The listing below should be copied in full, word for word.
:: Given material ::
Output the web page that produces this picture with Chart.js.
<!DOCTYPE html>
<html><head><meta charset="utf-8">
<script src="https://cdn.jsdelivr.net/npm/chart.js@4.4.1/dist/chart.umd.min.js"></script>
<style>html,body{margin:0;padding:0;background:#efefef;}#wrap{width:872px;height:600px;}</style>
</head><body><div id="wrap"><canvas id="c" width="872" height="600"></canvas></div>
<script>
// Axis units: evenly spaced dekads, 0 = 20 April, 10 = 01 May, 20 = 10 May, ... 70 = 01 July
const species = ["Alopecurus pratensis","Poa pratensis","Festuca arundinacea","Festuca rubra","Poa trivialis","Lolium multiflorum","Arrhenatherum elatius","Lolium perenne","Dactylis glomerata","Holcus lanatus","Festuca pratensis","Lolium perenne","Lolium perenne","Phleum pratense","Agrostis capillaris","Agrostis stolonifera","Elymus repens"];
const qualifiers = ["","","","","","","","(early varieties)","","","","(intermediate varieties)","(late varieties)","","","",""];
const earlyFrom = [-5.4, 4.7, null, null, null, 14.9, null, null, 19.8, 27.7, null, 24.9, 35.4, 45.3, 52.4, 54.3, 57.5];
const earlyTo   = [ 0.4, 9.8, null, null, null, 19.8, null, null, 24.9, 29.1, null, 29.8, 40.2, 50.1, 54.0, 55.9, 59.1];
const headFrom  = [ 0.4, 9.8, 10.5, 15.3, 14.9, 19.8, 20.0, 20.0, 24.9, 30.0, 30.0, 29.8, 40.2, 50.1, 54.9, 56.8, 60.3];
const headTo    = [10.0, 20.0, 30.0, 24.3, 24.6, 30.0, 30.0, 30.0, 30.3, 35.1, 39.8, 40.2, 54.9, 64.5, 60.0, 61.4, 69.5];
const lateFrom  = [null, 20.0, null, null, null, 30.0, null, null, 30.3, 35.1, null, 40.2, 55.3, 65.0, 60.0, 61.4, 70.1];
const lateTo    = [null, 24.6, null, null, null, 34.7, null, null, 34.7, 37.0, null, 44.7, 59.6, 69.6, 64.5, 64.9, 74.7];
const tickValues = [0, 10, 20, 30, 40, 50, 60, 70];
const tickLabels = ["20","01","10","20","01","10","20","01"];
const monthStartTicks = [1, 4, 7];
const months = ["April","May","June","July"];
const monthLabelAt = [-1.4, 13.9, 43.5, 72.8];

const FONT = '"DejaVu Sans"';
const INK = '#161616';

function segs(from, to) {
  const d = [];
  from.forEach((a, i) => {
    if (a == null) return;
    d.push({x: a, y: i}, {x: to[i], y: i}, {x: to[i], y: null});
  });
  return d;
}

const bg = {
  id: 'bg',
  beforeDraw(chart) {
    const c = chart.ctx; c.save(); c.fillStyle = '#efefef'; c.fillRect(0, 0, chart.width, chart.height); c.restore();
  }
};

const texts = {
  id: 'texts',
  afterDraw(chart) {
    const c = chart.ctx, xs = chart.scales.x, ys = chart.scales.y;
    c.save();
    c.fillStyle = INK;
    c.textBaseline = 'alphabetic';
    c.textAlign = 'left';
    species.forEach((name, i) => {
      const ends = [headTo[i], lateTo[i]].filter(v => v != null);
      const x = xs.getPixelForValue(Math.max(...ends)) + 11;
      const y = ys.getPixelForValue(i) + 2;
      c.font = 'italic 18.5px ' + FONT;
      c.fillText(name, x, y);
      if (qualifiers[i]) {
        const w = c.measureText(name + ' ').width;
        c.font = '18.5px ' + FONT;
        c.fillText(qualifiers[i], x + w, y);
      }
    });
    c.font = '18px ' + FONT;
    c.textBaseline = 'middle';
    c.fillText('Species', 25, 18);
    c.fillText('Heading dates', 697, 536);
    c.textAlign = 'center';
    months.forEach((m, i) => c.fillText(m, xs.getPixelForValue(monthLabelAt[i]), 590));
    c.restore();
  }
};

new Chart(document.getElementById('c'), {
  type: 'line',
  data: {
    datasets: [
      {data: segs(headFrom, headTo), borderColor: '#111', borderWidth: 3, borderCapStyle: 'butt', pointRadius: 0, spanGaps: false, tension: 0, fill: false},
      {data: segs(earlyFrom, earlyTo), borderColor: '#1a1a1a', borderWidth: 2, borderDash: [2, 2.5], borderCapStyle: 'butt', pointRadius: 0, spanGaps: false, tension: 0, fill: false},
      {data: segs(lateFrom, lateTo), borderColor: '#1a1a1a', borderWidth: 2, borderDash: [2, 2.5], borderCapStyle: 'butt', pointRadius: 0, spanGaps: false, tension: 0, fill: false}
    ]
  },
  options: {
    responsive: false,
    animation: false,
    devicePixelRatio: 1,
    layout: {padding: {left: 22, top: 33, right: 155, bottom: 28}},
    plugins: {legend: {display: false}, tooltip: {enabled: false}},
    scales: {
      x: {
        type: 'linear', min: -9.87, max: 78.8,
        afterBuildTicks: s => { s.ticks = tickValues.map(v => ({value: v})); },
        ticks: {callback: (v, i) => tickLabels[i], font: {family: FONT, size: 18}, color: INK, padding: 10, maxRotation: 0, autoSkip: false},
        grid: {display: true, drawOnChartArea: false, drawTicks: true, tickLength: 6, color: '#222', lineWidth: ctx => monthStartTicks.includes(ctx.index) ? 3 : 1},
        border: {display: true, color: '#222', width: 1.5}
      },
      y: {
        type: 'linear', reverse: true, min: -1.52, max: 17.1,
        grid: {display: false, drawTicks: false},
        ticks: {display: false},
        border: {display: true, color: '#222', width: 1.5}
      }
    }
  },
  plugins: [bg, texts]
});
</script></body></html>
:::
*Written answer*
Output the web page that produces this picture with Chart.js.
<!DOCTYPE html>
<html><head><meta charset="utf-8">
<script src="https://cdn.jsdelivr.net/npm/chart.js@4.4.1/dist/chart.umd.min.js"></script>
<style>html,body{margin:0;padding:0;background:#efefef;}#wrap{width:872px;height:600px;}</style>
</head><body><div id="wrap"><canvas id="c" width="872" height="600"></canvas></div>
<script>
// Axis units: evenly spaced dekads, 0 = 20 April, 10 = 01 May, 20 = 10 May, ... 70 = 01 July
const species = ["Alopecurus pratensis","Poa pratensis","Festuca arundinacea","Festuca rubra","Poa trivialis","Lolium multiflorum","Arrhenatherum elatius","Lolium perenne","Dactylis glomerata","Holcus lanatus","Festuca pratensis","Lolium perenne","Lolium perenne","Phleum pratense","Agrostis capillaris","Agrostis stolonifera","Elymus repens"];
const qualifiers = ["","","","","","","","(early varieties)","","","","(intermediate varieties)","(late varieties)","","","",""];
const earlyFrom = [-5.4, 4.7, null, null, null, 14.9, null, null, 19.8, 27.7, null, 24.9, 35.4, 45.3, 52.4, 54.3, 57.5];
const earlyTo   = [ 0.4, 9.8, null, null, null, 19.8, null, null, 24.9, 29.1, null, 29.8, 40.2, 50.1, 54.0, 55.9, 59.1];
const headFrom  = [ 0.4, 9.8, 10.5, 15.3, 14.9, 19.8, 20.0, 20.0, 24.9, 30.0, 30.0, 29.8, 40.2, 50.1, 54.9, 56.8, 60.3];
const headTo    = [10.0, 20.0, 30.0, 24.3, 24.6, 30.0, 30.0, 30.0, 30.3, 35.1, 39.8, 40.2, 54.9, 64.5, 60.0, 61.4, 69.5];
const lateFrom  = [null, 20.0, null, null, null, 30.0, null, null, 30.3, 35.1, null, 40.2, 55.3, 65.0, 60.0, 61.4, 70.1];
const lateTo    = [null, 24.6, null, null, null, 34.7, null, null, 34.7, 37.0, null, 44.7, 59.6, 69.6, 64.5, 64.9, 74.7];
const tickValues = [0, 10, 20, 30, 40, 50, 60, 70];
const tickLabels = ["20","01","10","20","01","10","20","01"];
const monthStartTicks = [1, 4, 7];
const months = ["April","May","June","July"];
const monthLabelAt = [-1.4, 13.9, 43.5, 72.8];

const FONT = '"DejaVu Sans"';
const INK = '#161616';

function segs(from, to) {
  const d = [];
  from.forEach((a, i) => {
    if (a == null) return;
    d.push({x: a, y: i}, {x: to[i], y: i}, {x: to[i], y: null});
  });
  return d;
}

const bg = {
  id: 'bg',
  beforeDraw(chart) {
    const c = chart.ctx; c.save(); c.fillStyle = '#efefef'; c.fillRect(0, 0, chart.width, chart.height); c.restore();
  }
};

const texts = {
  id: 'texts',
  afterDraw(chart) {
    const c = chart.ctx, xs = chart.scales.x, ys = chart.scales.y;
    c.save();
    c.fillStyle = INK;
    c.textBaseline = 'alphabetic';
    c.textAlign = 'left';
    species.forEach((name, i) => {
      const ends = [headTo[i], lateTo[i]].filter(v => v != null);
      const x = xs.getPixelForValue(Math.max(...ends)) + 11;
      const y = ys.getPixelForValue(i) + 2;
      c.font = 'italic 18.5px ' + FONT;
      c.fillText(name, x, y);
      if (qualifiers[i]) {
        const w = c.measureText(name + ' ').width;
        c.font = '18.5px ' + FONT;
        c.fillText(qualifiers[i], x + w, y);
      }
    });
    c.font = '18px ' + FONT;
    c.textBaseline = 'middle';
    c.fillText('Species', 25, 18);
    c.fillText('Heading dates', 697, 536);
    c.textAlign = 'center';
    months.forEach((m, i) => c.fillText(m, xs.getPixelForValue(monthLabelAt[i]), 590));
    c.restore();
  }
};

new Chart(document.getElementById('c'), {
  type: 'line',
  data: {
    datasets: [
      {data: segs(headFrom, headTo), borderColor: '#111', borderWidth: 3, borderCapStyle: 'butt', pointRadius: 0, spanGaps: false, tension: 0, fill: false},
      {data: segs(earlyFrom, earlyTo), borderColor: '#1a1a1a', borderWidth: 2, borderDash: [2, 2.5], borderCapStyle: 'butt', pointRadius: 0, spanGaps: false, tension: 0, fill: false},
      {data: segs(lateFrom, lateTo), borderColor: '#1a1a1a', borderWidth: 2, borderDash: [2, 2.5], borderCapStyle: 'butt', pointRadius: 0, spanGaps: false, tension: 0, fill: false}
    ]
  },
  options: {
    responsive: false,
    animation: false,
    devicePixelRatio: 1,
    layout: {padding: {left: 22, top: 33, right: 155, bottom: 28}},
    plugins: {legend: {display: false}, tooltip: {enabled: false}},
    scales: {
      x: {
        type: 'linear', min: -9.87, max: 78.8,
        afterBuildTicks: s => { s.ticks = tickValues.map(v => ({value: v})); },
        ticks: {callback: (v, i) => tickLabels[i], font: {family: FONT, size: 18}, color: INK, padding: 10, maxRotation: 0, autoSkip: false},
        grid: {display: true, drawOnChartArea: false, drawTicks: true, tickLength: 6, color: '#222', lineWidth: ctx => monthStartTicks.includes(ctx.index) ? 3 : 1},
        border: {display: true, color: '#222', width: 1.5}
      },
      y: {
        type: 'linear', reverse: true, min: -1.52, max: 17.1,
        grid: {display: false, drawTicks: false},
        ticks: {display: false},
        border: {display: true, color: '#222', width: 1.5}
      }
    }
  },
  plugins: [bg, texts]
});
</script></body></html>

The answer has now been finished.